As I have said before, I always use a financial advisor to help with my remortgages, and recommend that any investor do the same.

One of the things that surprised me was how high the fees were on many products, compared to a few years ago.

So, he and I got talking about how best to account for fees when comparing mortgages.

One approach, that many investors take, is to rely on the fact that fees can be added to the mortgage, and therefore just work out the uplift on monthly payments once they have been added on.

However, this approach does not appeal to me, particularly when used as a basis for comparing mortgages.

It is not at all uncommon in the property investment world to take out fixed-rate mortgages for periods of 2, 3 or 5 years. The problem comes at the end of these fixed periods, when interest rates can go up. In my case, a couple of the mortgages had gone up from under five percent to over six-and-a-half per cent.

One-and-a-half percent does not sound like a huge change, but proportionally, it is massive. For every thousand pound paid in interest during the fixed period, I stood to pay thirteen hundred pounds now (which over a block of properties, can add up to substantial sums.)

Comparing two potential mortgages is something that needs a little thought.
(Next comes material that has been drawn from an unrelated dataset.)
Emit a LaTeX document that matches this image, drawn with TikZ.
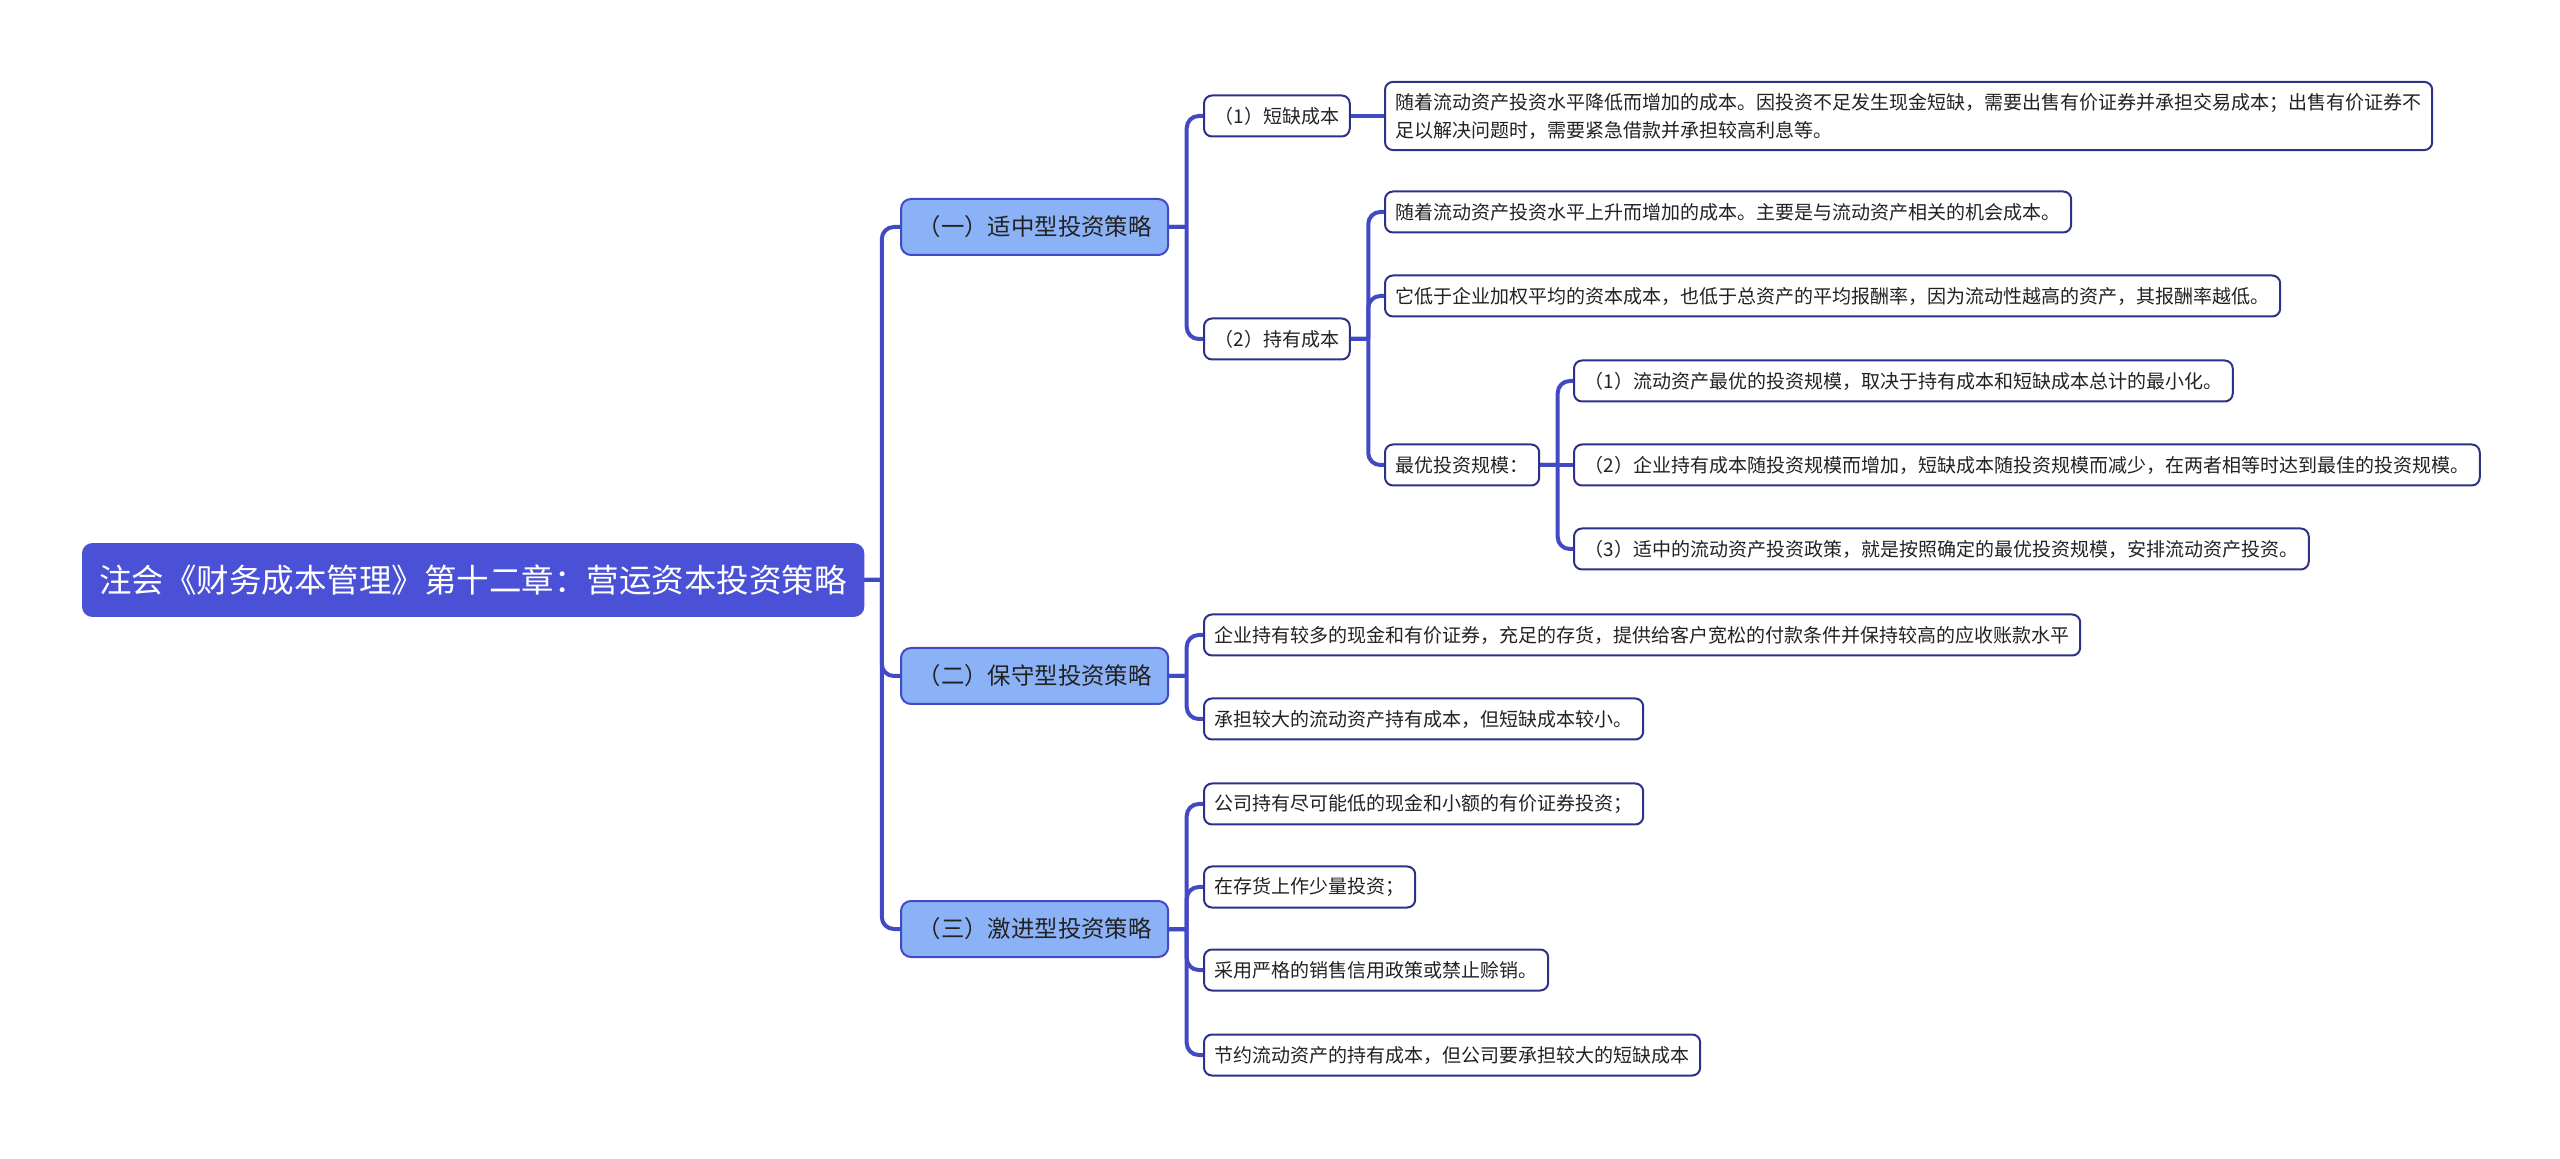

One issue is the length of the fixed period - generally, the longer a rate is fixed for, the higher the level at which the rate will be fixed.

So, to compare apples with apples, I looked at three three-year fixed term options.

  • Option 1 at 5.79 per cent, no fees
  • Option 2 at 5.19 per cent, fees of 1.5 per cent
  • Option 3 at 5.49 per cent, fixed fee of 599

The mortgage on this property was for 191,500, so the interest payable (excluding fees) would be:

  • Option 1 - 924 per calendar month
  • Option 2 - 828 per calendar month
  • Option 3 - 876 per calendar month

    A clear winner for option 2, were it not for those pesky fees.

    The way that I decided to treat the fees was to treat them as short-term loans, that had to be paid off during the course of the mortgage.

    This means that the fees had to be treated as:

    • Option 1 - 0 per calendar month
    • Option 2 - 80 per calendar month
    • Option 3 - 17 per calendar month

    Which made the total costs:

    • Option 1 - 924 per calendar month
    • Option 2 - 908 per calendar month
    • Option 3 - 893 per calendar month

    All of a sudden, Option 3 became the clear winner.

    Now, all this was well and good, but the really good news was that, having decided to treat fees this way, it gave me a way to think about comparing mortgages with DIFFERENT fixed-rate periods.

    In fact, I decided, after doing this, to go for an 18-month fixed period (with relatively low fees.)

    Doing this minimised my monthly payments, and opened up the option to refinance (or sell without penalty) at that point, rather than being locked in for 3 years...

    ... however, the downside is that if, in 18 months time, rates are somewhat higher, and I hold (as seems likely based on my past track record), then I COULD end up paying rather more for my mortgage during the second half of the three years.

    You can probably guess the punchline - I STRONGLY recommend that you go and see an independant financial advisor to present you different mortgage options...

    ... but I also recommend that you sit down with him/her and ask them how they are treating fees when comparing different products.